Personal Space Back Then vs Now As a Mom on @ItsMomtastic by @letmestart

Personal Space Back Then vs Now As a Mom

The biggest difference you will notice right away once you become a mom is that you can’t really read this easily because a small wobbly head is probably blocking your view. Distract that head with some crackers and read on to see how the things you valued most — because they were blissfully, peacefully yours — have changed.

1. Your car

Then: You drove a car of your choosing in which you play music that soothes you while enjoying a cup of coffee exactly how you take it.



Now:
 It’s a slightly dented minivan priced right, in which a KidzBop CD from 2008 is still jammed, screeching tunes that make your street cred die a slow death in sync with the wails of your brood in the back seats while you search for a single cupholder not filled with melted crayons.

2. The couch

Then: You searched ages for a couch with the perfect arch to its armrest and width on which to stretch your legs. Weekends were often spent quietly perched on it, lost in the pages of a book.

Now: One of your buttcheeks has fallen into the crevice between cushions, for your kids aggressively bookend you, brawling for both the seat next to you and the armrest but you have more than two kids so it’s getting ugly. You hold your Kindle overhead, reading a couple sentences at a time in between reprimanding your offspring’s antics and telling your cat to stop head-butting you from its perch on the back of the couch.

3. Your bed

Then: Your honey had his side. You had your side.
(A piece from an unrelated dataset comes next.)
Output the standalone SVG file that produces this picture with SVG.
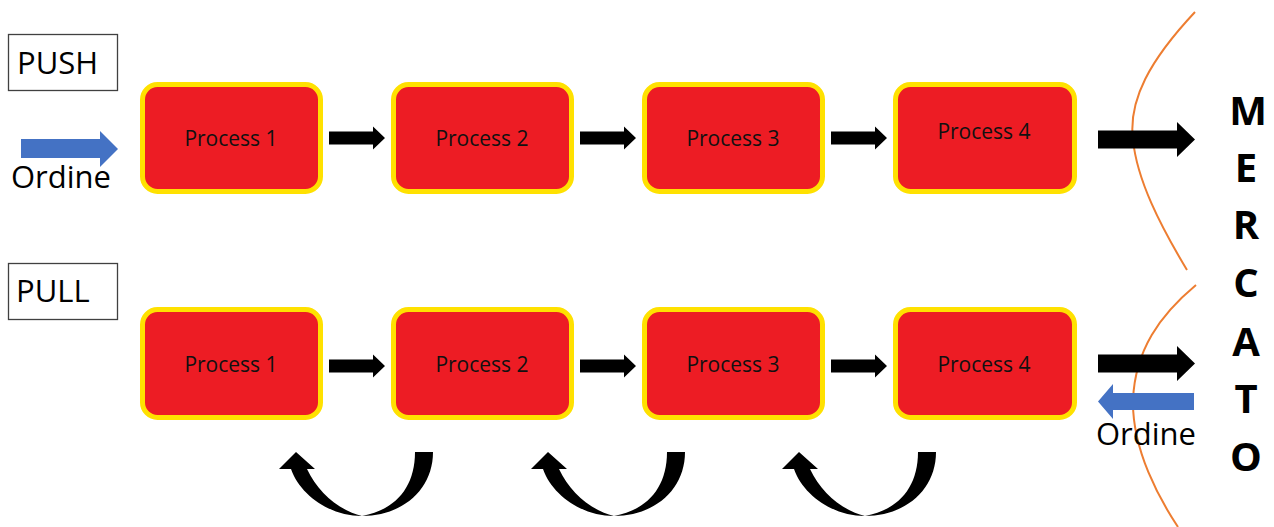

The bedding was smooth and had the pleasant bite of bleach and fabric softener.

Now: You made a litter of bedhogs who alternate sleeping horizontally or diagonally, making sure to elbow only your most tender of organs while sprinkling those now-dingy sheets with pee.

4.  The toilet

Then: For almost three decades you ventured solo to make your daily deposit in the brown bank.

Now: It’s time to pay back taxes on that freedom in the form of a line of littles queued up at your knees pondering the meaning of life, asking you to play Minecraft, or crawling into your naked lap because the 12 seconds you were away from her made her miss you so very much.

5. The shower

Then: Washing away the day’s tensions or starting the morning anew, this steamy cell of solitude was where you’d collect your thoughts, peace out, or simply lose yourself in the wet white noise while recharging your batteries.

Now: This week you might get a chance to slip in there maybe three times—if you’re lucky—and you only do so while a smattering of slightly mildewed plastic toys glare up at your nether regions, various children yank the curtain aside for assistance in breaking up a fight/signing a form, or the toddler decides now is the time to use the only toilet that, when flushed, causes the showerhead to slap you with freezing rain.

6. You

Then: Conversations were held at arm’s length or further. Handshakes, hugs, and high-fives were seen coming from a distance. You moved about the world freely.

Now: Today you had a conversation with someone whose runny nose was touching your nose while another small person used you as a jungle gym and a third removed the sweater from your shoulders to use as a door on her fort. Since the birth of your first child a decade ago, you have never not had another human either in your arms or holding onto you/your clothing for dear life, thus are both constantly on the defensive to protect yourself from accidental over-touch injuries (i.e., a scratched cornea from a missed high-five) or catching your progeny as they fall like rain from your person.

Thankfully, their delicious, sour-milk-scented hugs are worth it (even the accidentally violent ones that slip a disc in your neck).